The Bookshop, The Gate Of Angels And The Blue Flower
Penelope Fitzgerald, who died in 2000, emerged late in life as one of the most remarkable English writers of the last century. The three novels in this volume all display her characteristic wit, intellectual breadth and narrative brilliance, applied to the different traditional forms into which she breathed new life.
The Bookshop is a contemporary comedy of manners, set in a provincial town. When Florence Green, a ‘small, wispy and wiry woman’ decides to open a bookshop in the small Suffolk town of Hardborough she has no idea of the force of opposition that will ensue. In attempting to challenge a seemingly sleepy and indeterminate status quo, in her own quiet way, Florence uncovers an undercurrent of tenacious resentment against her small project. The complex webs of small-town community close in around her as those with minor influence seek to hold sway.

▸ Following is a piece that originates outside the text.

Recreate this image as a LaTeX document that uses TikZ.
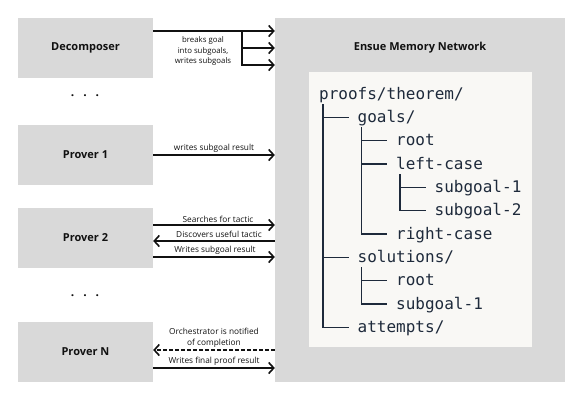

In The Gate of Angels romance is combined with the novel of ideas. It is 1912, and at Cambridge University the modern age is knocking at the gate. Fred Fairly, a Junior Fellow at the college of St Angelicus, where for centuries no female, not even a pussy cat, has been allowed to set foot, lectures in physics. Science, he is certain, will explain everything. Until into Fred’s orderly life come Daisy. Fred is smitten. Why have I met her? he wonders. How can I tell if she’s quite what she seems? Fred is a scientist. To him the truth should be everything. But even scientists make mistakes.
The Blue Flower revitalizes historical drama in a study of the eighteenth-century German writer Novalis.
Fitzgerald being the genius of the relevant detail and the deftly sketched conceptual context, each novel conjures up a different world in a few vivid pages which remain etched on the memory.